Staring down the same problem as everybody else in the music industry - trying to sell CDs when anyone can steal them online - the big-brained, Boulder, Colo.-based singer/guitarist and his manager came up with a radical idea. Instead of having fans swipe the new Big Head Todd & the Monsters album, “All the Love You Need,” off the Internet, the band would give away 500,000 copies of the CD.
If it sounds like one of those “just so crazy it might work” ideas, it is.
“I know, it seems a little tricky, but we haven’t had to pay for a single CD yet,” said Todd Park Mohr, also known as Big Head Todd, from a Northampton tour stop. “In some markets we’ve partnered with radio stations, in others we’ve found corporate sponsors. It’s actually working.”
BHT & the Monsters - who headline the Paradise Thursday and Friday - aren’t obvious candidates to revolutionize the industry. Mohr’s band hasn’t had a hit since the 1993 album “Sister Sweetly,” which was full of rock-radio hits including “Bittersweet” and eventually went platinum. But the quartet has spent more than two decades on the road playing its bluesy, jammy rock ’n’ roll and consistently selling out clubs and theaters. This giveaway is focused on extending the band’s live run.
“This idea goes in the same direction Todd’s been going for a while,” said band manager Alex Brahl, the architect of the free CD plan. “Todd’s been giving away music for years with his podcasts. But a band like this puts out a new record and only sells about 40,000 copies. We decided to forget making what little we could from 40,000 copies and give away half a million and make new fans and get people to come out to the shows.”
With limited resources, Brahl has tried to make smart, calculated decisions about which demographics to focus on. They gave away the CD to 30,000 BHT mailing list members, 85,000 Relix magazine readers and six radio stations to use as promos, leading to a few, small regional radio hits.
Although BHT doesn’t rate Boston as a key demographic, you can still get “All the Love You Need” at no cost. The album is available on the band’s Web site (bigheadtodd.com) as a free download, a $5 CD or free with a $15 merchandise purchase.
But that’s just phase one. This spring, the album will get paired with a BHT DVD sold only at Best Buy, the kind of deal usually reserved for the likes of the Rolling Stones, Elton John and Tom Petty.
“They’re going to give us great placement in the stores, along with space in their circulars,” said Brahl. “We’re looking at this as a slow build thing over the next four or five months.
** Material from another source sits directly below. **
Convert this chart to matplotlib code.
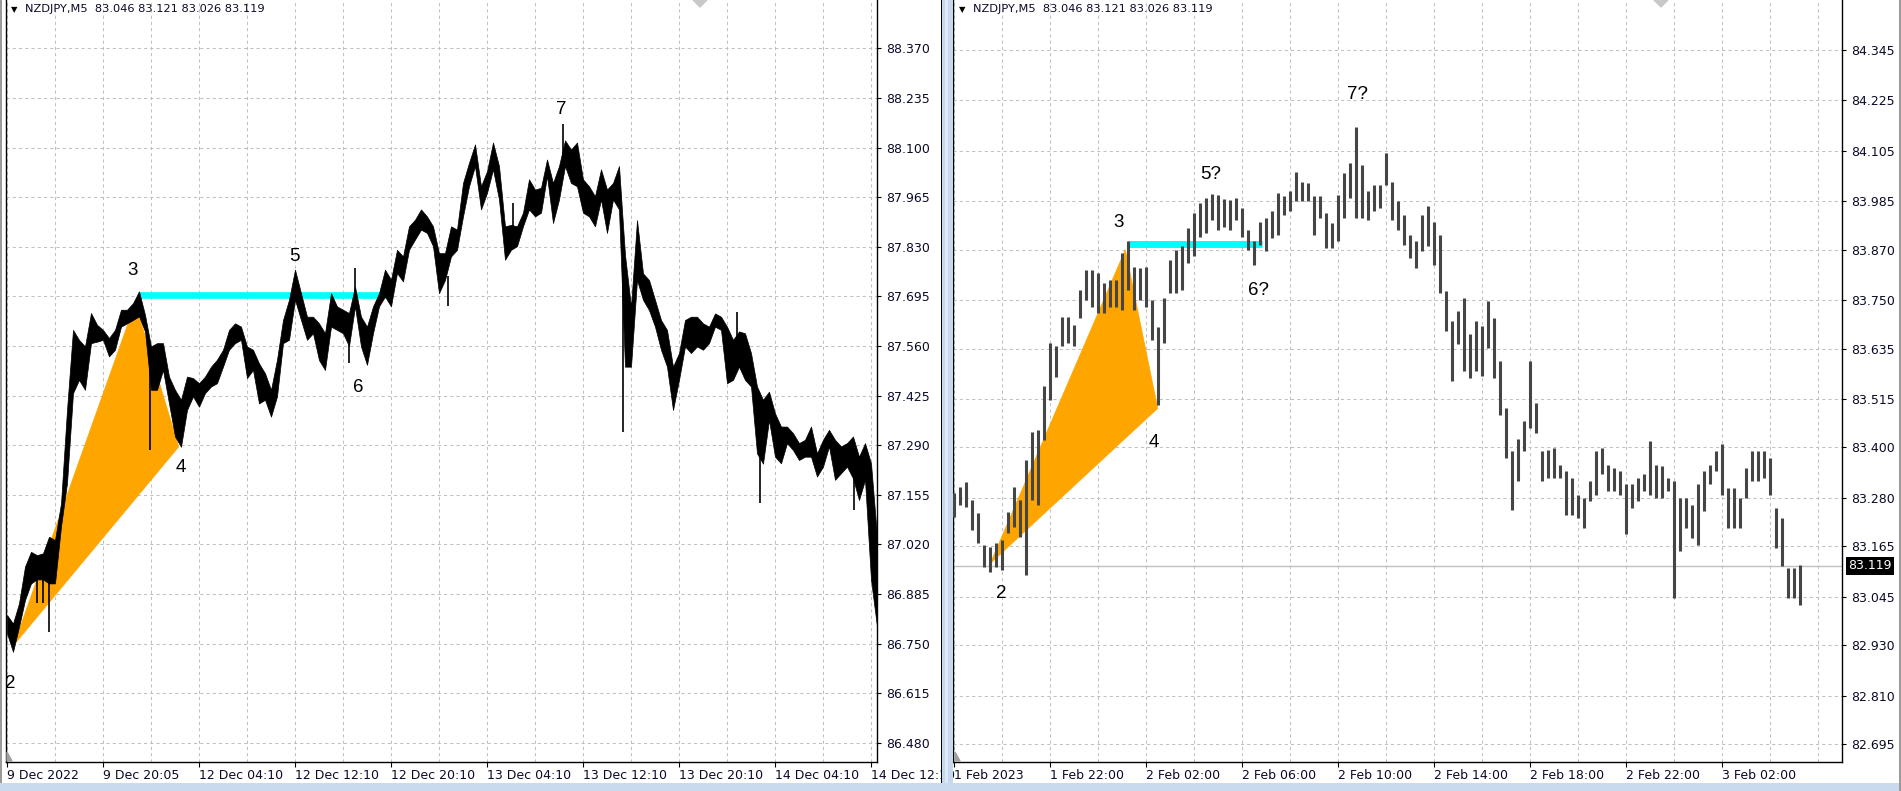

And the numbers show that the plan is working with this approach.”
One unintended consequence is that the music has taken a back seat to the innovative plan. While “All the Love You Need” features some of the band’s catchiest songs in a decade, the giveaway, not the music, is the story.
This is bittersweet for Mohr.
“Obviously, I’d love to talk about the music,” he said. “It’s a great set of harder-edged rock songs with fewer ballads. But that’s not what people want to know about. But I can’t complain about how we’re getting press. I’m just happy we are.”